Paulus dalam suratnya kepada Timotius menulis, “Kristus Yesus datang ke dunia untuk menyelamatkan orang berdosa” (1Tim.1:15). Ia bahkan menyebut dirinya “yang paling berdosa” di antara semua orang. Hal ini bukan untuk merendahkan diri, melainkan untuk menunjukkan betapa besar kasih karunia Allah yang mampu mengubah hidup seseorang, bahkan seorang yang dahulu memusuhi Kristus. Hormat yang sesungguhnya berarti pengakuan penuh terhadap anugerah Tuhan yang mengampuni dan mengasihi tanpa batas.
Tuhan Yesus dalam Lukas 6:43-49 menggunakan gambaran pohon dan buah untuk menjelaskan bagaimana hidup seseorang mencerminkan isi hatinya. “Setiap pohon dikenal dari buahnya,” Orang yang sungguh-sungguh menghormati Tuhan dan mengasihi-Nya akan menghasilkan buah perbuatan baik dari pertobatannya, yakni hidup yang mencerminkan nilai-nilai Kerajaan Allah. Sebaliknya, jika sikap hormatnya hanya sekadar tampilan luar tanpa pertobatan yang sesungguhnya, buah yang dihasilkan juga akan buruk. Kenyataan ini menegaskan bahwa hormat tidak bisa lahir hanya dari tindakan lahiriah, melainkan harus berasal dari hati yang terdalam, yang terhubung dan taat kepada firman Tuhan. Hormat yang sesungguhnya juga berarti hidup dalam ketaatan yang nyata.

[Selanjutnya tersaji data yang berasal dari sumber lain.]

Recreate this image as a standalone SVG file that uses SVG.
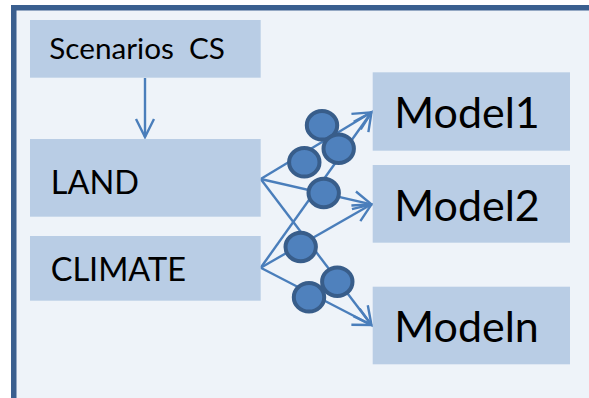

Yesus menutup pengajarannya dengan perumpamaan tentang rumah yang dibangun di atas batu. Orang yang mendengar dan melakukan firman-Nya diibaratkan seperti rumah yang kokoh, tahan terhadap segala badai dan tantangan hidup. Sebaliknya, orang yang hanya mendengar firman tanpa melaksanakan diibaratkan seperti rumah yang rapuh dan mudah roboh. Perumpamaan ini menegaskan bahwa hormat yang sesungguhnya kepada Tuhan tidak cukup hanya dengan mendengar firman atau menjalankan ritual saja, tetapi harus disertai dengan tindakan nyata yang konsisten.
Ketika kita memiliki hormat kepada Tuhan, kita akan merespon kasih karunia-Nya dengan hidup penuh syukur, pengabdian, dan ketaatan. Kita tidak lagi hidup hanya berdasarkan ketakutan akan hukuman, melainkan didorong oleh kasih dan penghargaan atas penyelamatan yang telah Tuhan berikan. Sikap hormat ini membentuk karakter kita, mengarahkan setiap langkah kita untuk hidup sesuai dengan kehendak Tuhan.
Lebih dari itu, hormat kepada Tuhan juga membawa dampak dalam hubungan kita dengan sesama. Sebab, buah dari hormat itu adalah kasih yang nyata, kejujuran, kerendahan hati, dan pelayanan. Ketika kita sungguh-sungguh menghormati Tuhan, kita juga akan menghargai ciptaan-Nya dan memperlakukan sesama dengan kasih dan hormat.
Sikap hormat yang sesungguhnya adalah sebuah panggilan bagi setiap orang percaya untuk menjalani hidup yang bukan hanya berfokus pada ritual lahiriah, tetapi menghayati setiap ajaran Tuhan dalam hati dan mewujudkannya dalam kehidupan sehari-hari dengan menghasilkan buah yang baik.